Prime Minister Recep Tayyip Erdogan, elected March 14, 2004
Relations between Israel and Turkey started out strong. In 1949, Turkey became the first Muslim nation to recognize Israel, and military and diplomatic relations were soon established.
In 1967, relations took a turn after Turkey joined other Arab nations condemning Israel for the Six Day War, and called for its withdrawal from the Palestinian territories.
In 2005 Turkish Prime Minister Recep Tayyp Erdogan visited Israel and offered to serve as a peace envoy. He called Iran's nuclear ambitions a threat to the world and condemned anti-Semitism.
Relations were stressed in 2008-2009, however, when Turkey called the Israeli campaign in the Gaza Strip "state sponsored terrorism."

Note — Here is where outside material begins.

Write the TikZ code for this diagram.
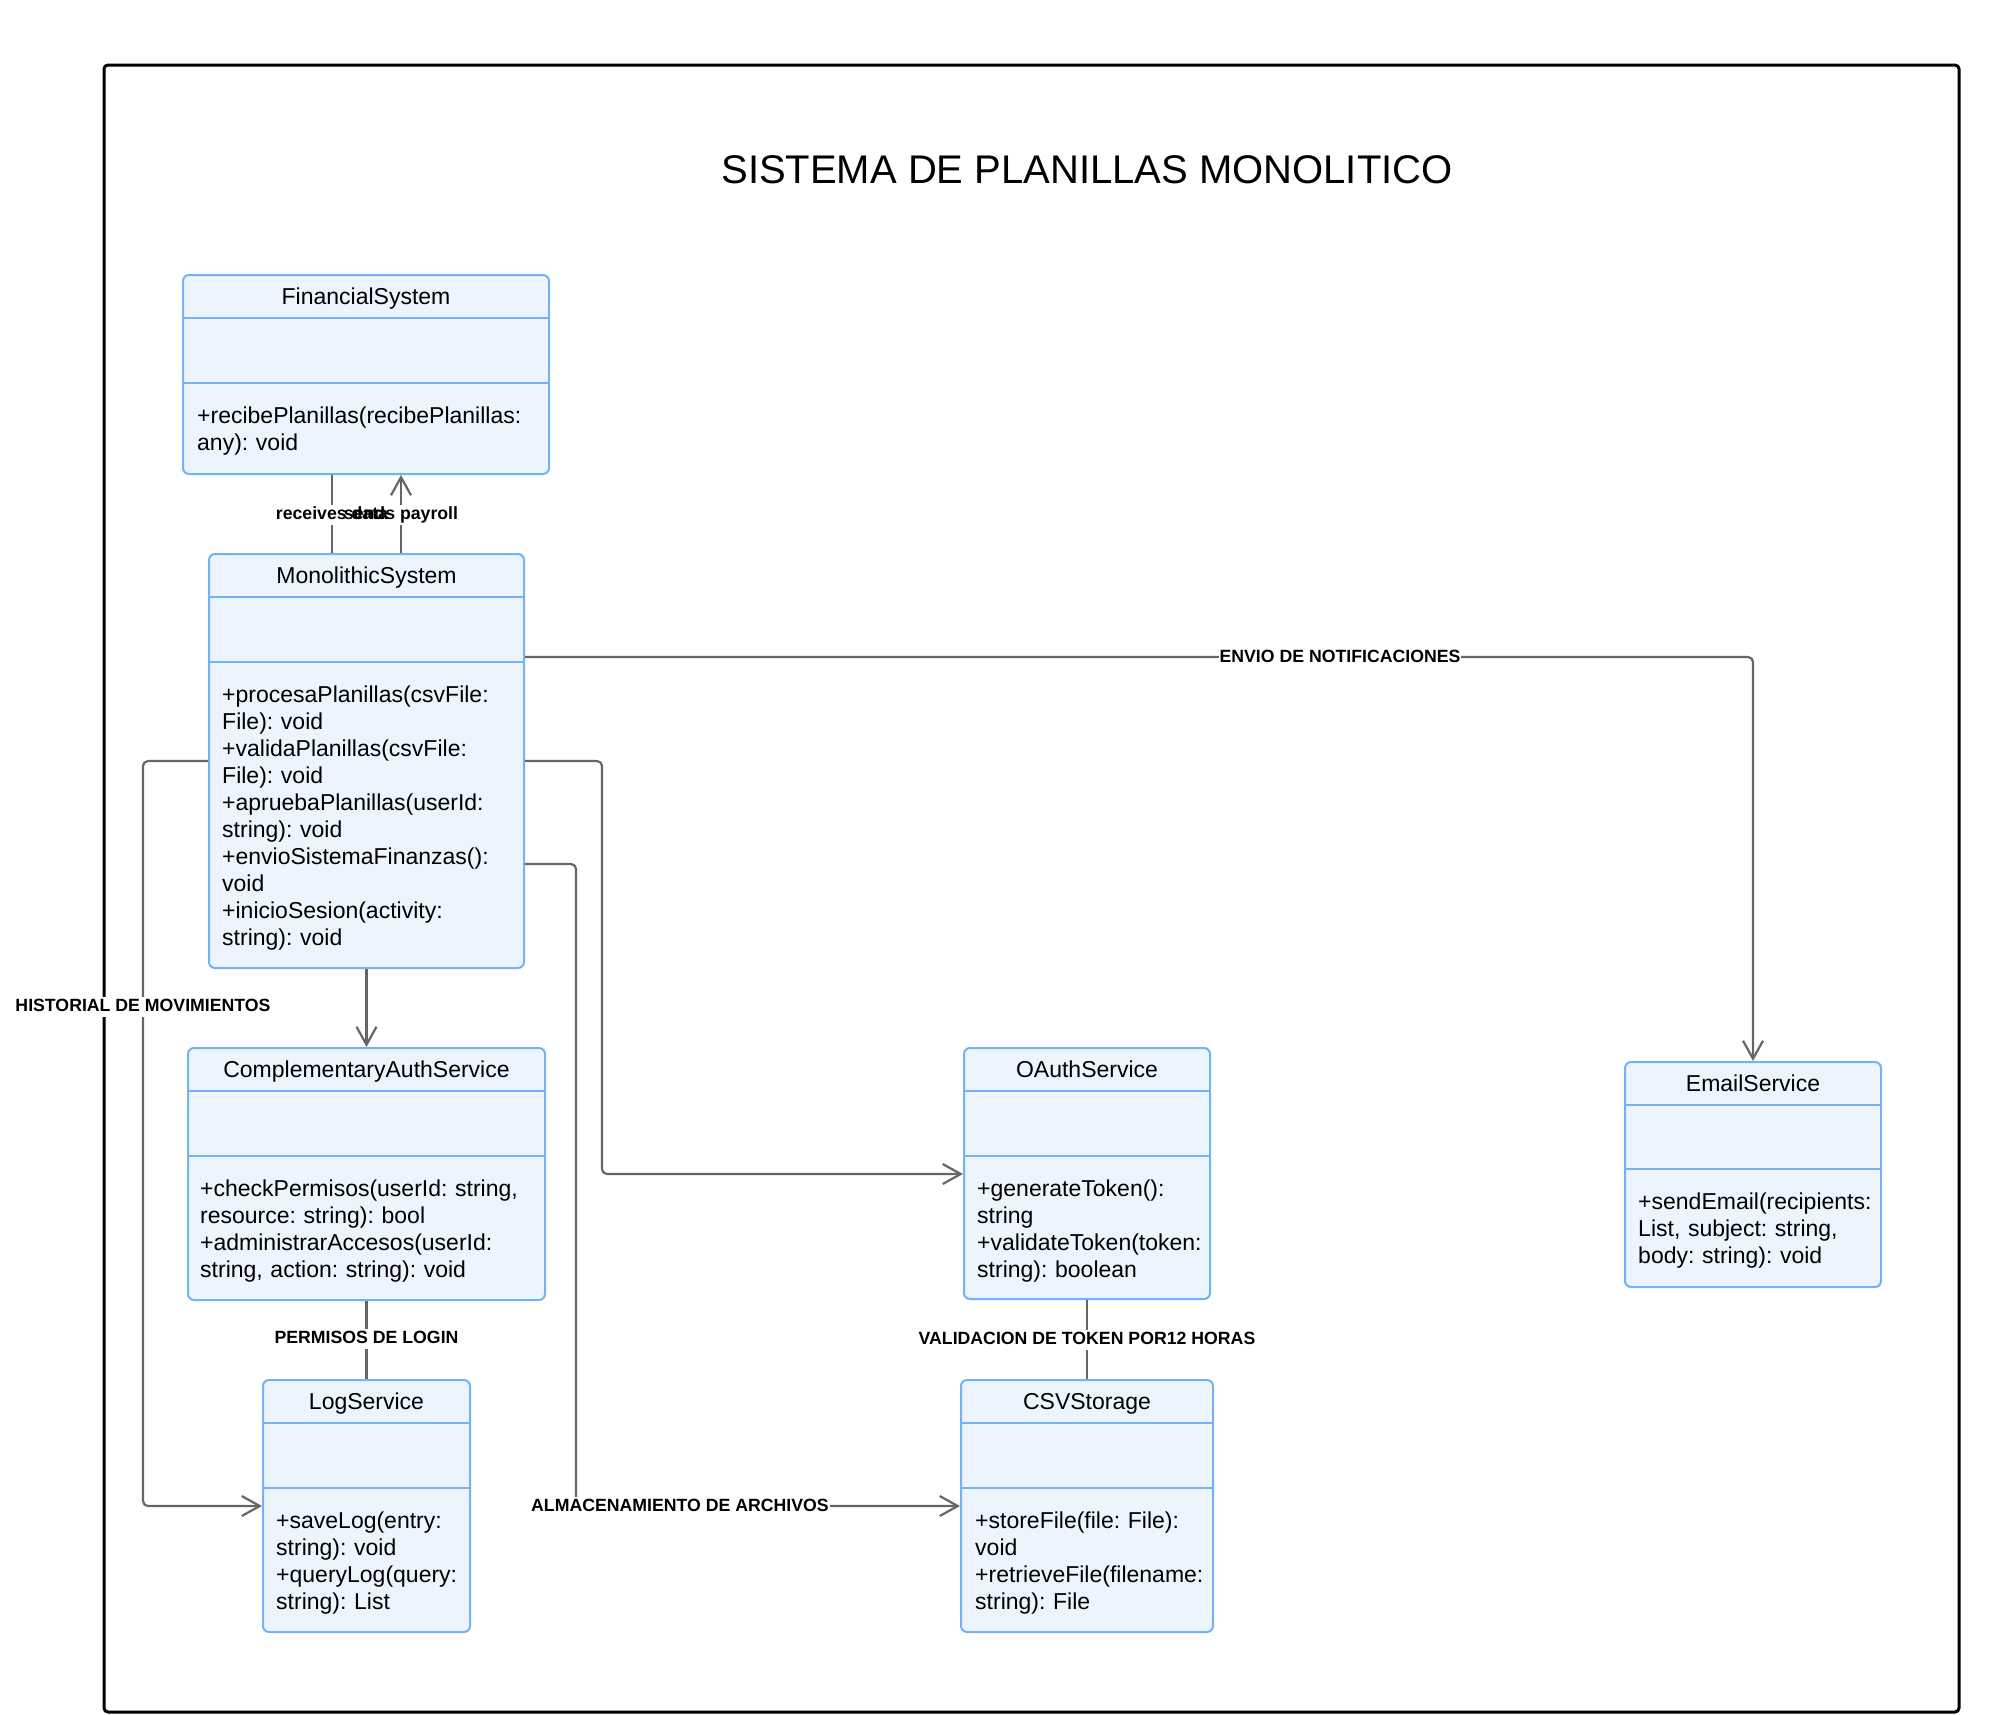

In 2010, nine Turkish activists were killed by Israeli troops after seven Israeli troops were injured on the Mavi Marmara, part of a flotilla destined for Gaza. The incident led to even further deteriorated relations.
In September 2011 Turkey expelled Israel's ambassador -- a decision praised by Hamas.
Question: Are Israeli-Turkish relations repairable, in light of the renewed tensions between the Israelis and Palestinians, or will Turkey join the list of once-friendly nations now firmly opposed to Israel?